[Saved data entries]
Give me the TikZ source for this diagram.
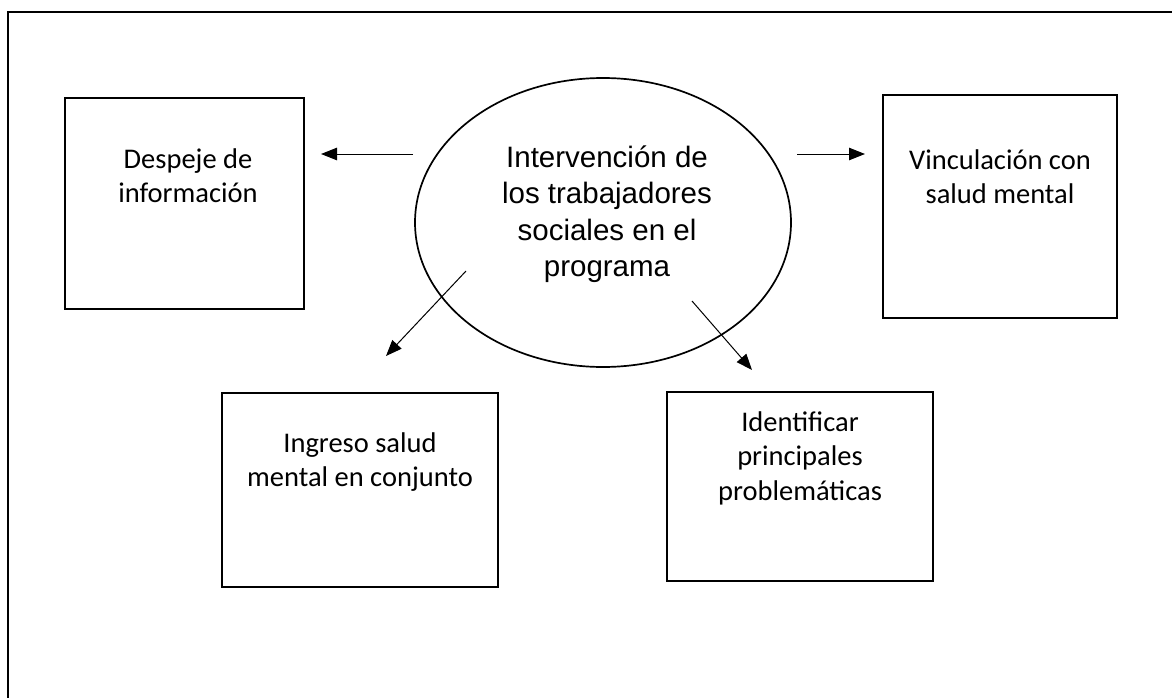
\documentclass[tikz,border=0pt]{standalone}
\usepackage{fontspec}
\setmainfont{Carlito}
\newfontfamily\arialf{Liberation Sans}
\usetikzlibrary{arrows.meta,shapes.geometric}
\begin{document}
\begin{tikzpicture}[x=1pt,y=-1pt,
  box/.style={draw, line width=1.8pt, inner sep=0pt, rectangle},
  oval/.style={draw, line width=1.7pt, inner sep=0pt, ellipse},
  txt/.style={inner sep=0pt, align=center, anchor=north, font=\fontsize{28.5}{34.5}\selectfont},
  ovaltxt/.style={inner sep=0pt, align=center, anchor=north, font=\arialf\fontsize{29.5}{36.5}\selectfont},
  arr/.style={line width=1pt, -{Triangle[length=16pt,width=12.5pt]}},
  frame/.style={line width=2pt}]
\useasboundingbox (0,0) rectangle (1172,698);
% outer frame
\draw[frame] (1172,12) -- (8,12) -- (8,698);
% central ellipse
\node[oval, minimum width=376pt, minimum height=289pt] (centro) at (603,222.5) {};
\node[ovaltxt] (centrot) at (607,141.45) {\strut Intervención de\\los trabajadores\\sociales en el\\programa};
% boxes
\node[box, minimum width=239pt, minimum height=211pt] (despeje) at (184.5,203.5) {};
\node[txt] (despejet) at (188,143.85) {\strut Despeje de\\información};
\node[box, minimum width=234pt, minimum height=223pt] (vinc) at (1000,206.5) {};
\node[txt] (vinct) at (1000,144.85) {\strut Vinculación con\\salud mental};
\node[box, minimum width=276pt, minimum height=194pt] (ingreso) at (360,490) {};
\node[txt] (ingresot) at (360,427.85) {\strut Ingreso salud\\mental en conjunto};
\node[box, minimum width=266pt, minimum height=189pt] (ident) at (800,486.5) {};
\node[txt] (identt) at (800,406.85) {\strut Identificar\\principales\\problemáticas};
% arrow ends
\coordinate (a1s) at (413,154);
\coordinate (a1e) at (321,154);
\coordinate (a2s) at (797,154);
\coordinate (a2e) at (865,154);
\coordinate (a3s) at (466,271);
\coordinate (a3e) at (386,356);
\coordinate (a4s) at (692,301);
\coordinate (a4e) at (752,370);
\draw[arr] (a1s) -- (a1e);
\draw[arr] (a2s) -- (a2e);
\draw[arr] (a3s) -- (a3e);
\draw[arr] (a4s) -- (a4e);
\end{tikzpicture}
\end{document}
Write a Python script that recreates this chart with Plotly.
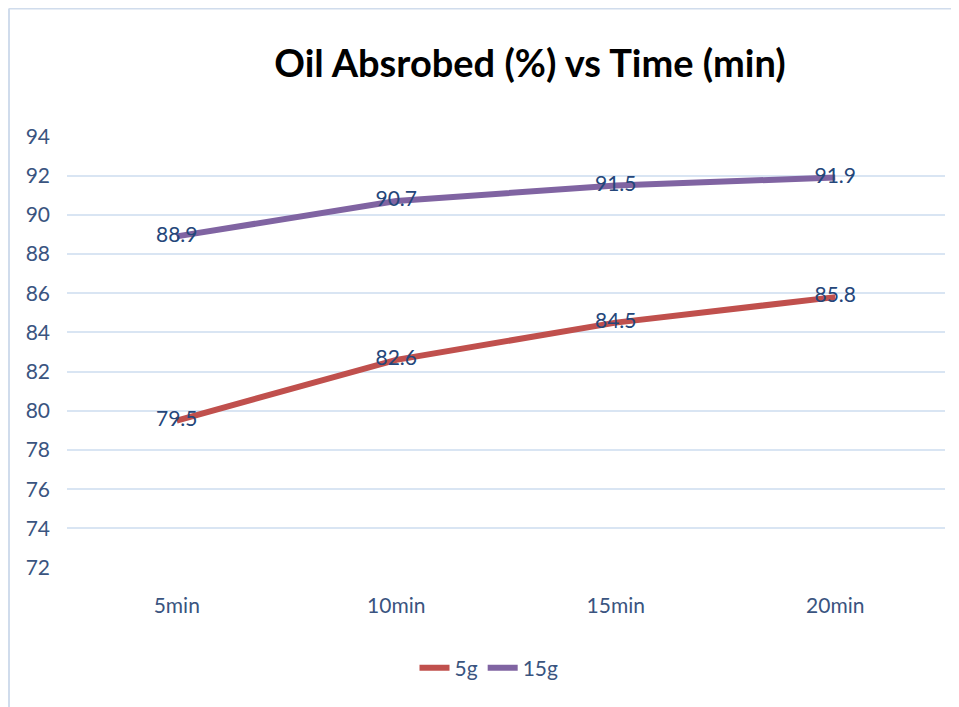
import plotly.graph_objects as go

categories = ["5min", "10min", "15min", "20min"]
series_5g = [79.5, 82.6, 84.5, 85.8]
series_15g = [88.9, 90.7, 91.5, 91.9]
y_ticks = [72, 74, 76, 78, 80, 82, 84, 86, 88, 90, 92, 94]

FONT = "Lato, 'Open Sans', sans-serif"
TXT = "#3A5480"
LBL = "#24467A"

# The page body has an 8px default margin; the figure is sized to fit the window.
W, H = 951, 699
L, R, T, B = 59, 14, 128, 139
pw, ph = W - L - R, H - T - B


def px(x):
    return (x - L) / pw


def py(y):
    return (H - B - y) / ph


fig = go.Figure()
fig.add_trace(go.Scatter(
    x=categories, y=series_5g, name="5g", mode="lines+text",
    line=dict(color="#C0504D", width=6),
    text=[str(v) for v in series_5g], textposition="middle center",
    textfont=dict(family=FONT, size=21, color=LBL),
))
fig.add_trace(go.Scatter(
    x=categories, y=series_15g, name="15g", mode="lines+text",
    line=dict(color="#8064A2", width=6),
    text=[str(v) for v in series_15g], textposition="middle center",
    textfont=dict(family=FONT, size=21, color=LBL),
))

fig.update_layout(
    width=W, height=H,
    margin=dict(l=L, r=R, t=T, b=B),
    paper_bgcolor="white", plot_bgcolor="white",
    title=dict(text="<b>Oil Absrobed (%) vs Time (min)</b>",
               x=522 / W, xanchor="center", y=1 - 56 / H, yanchor="middle",
               font=dict(family=FONT, size=38, color="black")),
    xaxis=dict(type="category", showgrid=False, showline=False, zeroline=False,
               ticks="outside", ticklen=19, tickcolor="rgba(0,0,0,0)",
               tickfont=dict(family=FONT, size=21, color=TXT),
               range=[-0.5, 3.5]),
    yaxis=dict(range=[71.98, 94.02], tickvals=y_ticks, showgrid=True,
               gridcolor="#D9E5F3", gridwidth=1.5, zeroline=False, showline=False,
               ticklabelstandoff=16,
               tickfont=dict(family=FONT, size=21, color=TXT)),
    legend=dict(orientation="h", x=px(481), xanchor="center",
                y=py(660), yanchor="middle",
                font=dict(family=FONT, size=21, color=TXT)),
    showlegend=True,
    shapes=[
        dict(type="line", xref="paper", yref="paper", x0=px(1), x1=px(W), y0=py(0.5), y1=py(0.5),
             line=dict(color="#D0DCEC", width=2)),
        dict(type="line", xref="paper", yref="paper", x0=px(1), x1=px(1), y0=py(0.5), y1=py(H),
             line=dict(color="#D0DCEC", width=2)),
    ],
)

fig.write_html("out.html")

◆ **Task requirements**
Quote the preceding listing precisely and completely, omitting its images.

◆ **Solution for this task**
Give me the TikZ source for this diagram.
\documentclass[tikz,border=0pt]{standalone}
\usepackage{fontspec}
\setmainfont{Carlito}
\newfontfamily\arialf{Liberation Sans}
\usetikzlibrary{arrows.meta,shapes.geometric}
\begin{document}
\begin{tikzpicture}[x=1pt,y=-1pt,
  box/.style={draw, line width=1.8pt, inner sep=0pt, rectangle},
  oval/.style={draw, line width=1.7pt, inner sep=0pt, ellipse},
  txt/.style={inner sep=0pt, align=center, anchor=north, font=\fontsize{28.5}{34.5}\selectfont},
  ovaltxt/.style={inner sep=0pt, align=center, anchor=north, font=\arialf\fontsize{29.5}{36.5}\selectfont},
  arr/.style={line width=1pt, -{Triangle[length=16pt,width=12.5pt]}},
  frame/.style={line width=2pt}]
\useasboundingbox (0,0) rectangle (1172,698);
% outer frame
\draw[frame] (1172,12) -- (8,12) -- (8,698);
% central ellipse
\node[oval, minimum width=376pt, minimum height=289pt] (centro) at (603,222.5) {};
\node[ovaltxt] (centrot) at (607,141.45) {\strut Intervención de\\los trabajadores\\sociales en el\\programa};
% boxes
\node[box, minimum width=239pt, minimum height=211pt] (despeje) at (184.5,203.5) {};
\node[txt] (despejet) at (188,143.85) {\strut Despeje de\\información};
\node[box, minimum width=234pt, minimum height=223pt] (vinc) at (1000,206.5) {};
\node[txt] (vinct) at (1000,144.85) {\strut Vinculación con\\salud mental};
\node[box, minimum width=276pt, minimum height=194pt] (ingreso) at (360,490) {};
\node[txt] (ingresot) at (360,427.85) {\strut Ingreso salud\\mental en conjunto};
\node[box, minimum width=266pt, minimum height=189pt] (ident) at (800,486.5) {};
\node[txt] (identt) at (800,406.85) {\strut Identificar\\principales\\problemáticas};
% arrow ends
\coordinate (a1s) at (413,154);
\coordinate (a1e) at (321,154);
\coordinate (a2s) at (797,154);
\coordinate (a2e) at (865,154);
\coordinate (a3s) at (466,271);
\coordinate (a3e) at (386,356);
\coordinate (a4s) at (692,301);
\coordinate (a4e) at (752,370);
\draw[arr] (a1s) -- (a1e);
\draw[arr] (a2s) -- (a2e);
\draw[arr] (a3s) -- (a3e);
\draw[arr] (a4s) -- (a4e);
\end{tikzpicture}
\end{document}
Write a Python script that recreates this chart with Plotly.
import plotly.graph_objects as go

categories = ["5min", "10min", "15min", "20min"]
series_5g = [79.5, 82.6, 84.5, 85.8]
series_15g = [88.9, 90.7, 91.5, 91.9]
y_ticks = [72, 74, 76, 78, 80, 82, 84, 86, 88, 90, 92, 94]

FONT = "Lato, 'Open Sans', sans-serif"
TXT = "#3A5480"
LBL = "#24467A"

# The page body has an 8px default margin; the figure is sized to fit the window.
W, H = 951, 699
L, R, T, B = 59, 14, 128, 139
pw, ph = W - L - R, H - T - B


def px(x):
    return (x - L) / pw


def py(y):
    return (H - B - y) / ph


fig = go.Figure()
fig.add_trace(go.Scatter(
    x=categories, y=series_5g, name="5g", mode="lines+text",
    line=dict(color="#C0504D", width=6),
    text=[str(v) for v in series_5g], textposition="middle center",
    textfont=dict(family=FONT, size=21, color=LBL),
))
fig.add_trace(go.Scatter(
    x=categories, y=series_15g, name="15g", mode="lines+text",
    line=dict(color="#8064A2", width=6),
    text=[str(v) for v in series_15g], textposition="middle center",
    textfont=dict(family=FONT, size=21, color=LBL),
))

fig.update_layout(
    width=W, height=H,
    margin=dict(l=L, r=R, t=T, b=B),
    paper_bgcolor="white", plot_bgcolor="white",
    title=dict(text="<b>Oil Absrobed (%) vs Time (min)</b>",
               x=522 / W, xanchor="center", y=1 - 56 / H, yanchor="middle",
               font=dict(family=FONT, size=38, color="black")),
    xaxis=dict(type="category", showgrid=False, showline=False, zeroline=False,
               ticks="outside", ticklen=19, tickcolor="rgba(0,0,0,0)",
               tickfont=dict(family=FONT, size=21, color=TXT),
               range=[-0.5, 3.5]),
    yaxis=dict(range=[71.98, 94.02], tickvals=y_ticks, showgrid=True,
               gridcolor="#D9E5F3", gridwidth=1.5, zeroline=False, showline=False,
               ticklabelstandoff=16,
               tickfont=dict(family=FONT, size=21, color=TXT)),
    legend=dict(orientation="h", x=px(481), xanchor="center",
                y=py(660), yanchor="middle",
                font=dict(family=FONT, size=21, color=TXT)),
    showlegend=True,
    shapes=[
        dict(type="line", xref="paper", yref="paper", x0=px(1), x1=px(W), y0=py(0.5), y1=py(0.5),
             line=dict(color="#D0DCEC", width=2)),
        dict(type="line", xref="paper", yref="paper", x0=px(1), x1=px(1), y0=py(0.5), y1=py(H),
             line=dict(color="#D0DCEC", width=2)),
    ],
)

fig.write_html("out.html")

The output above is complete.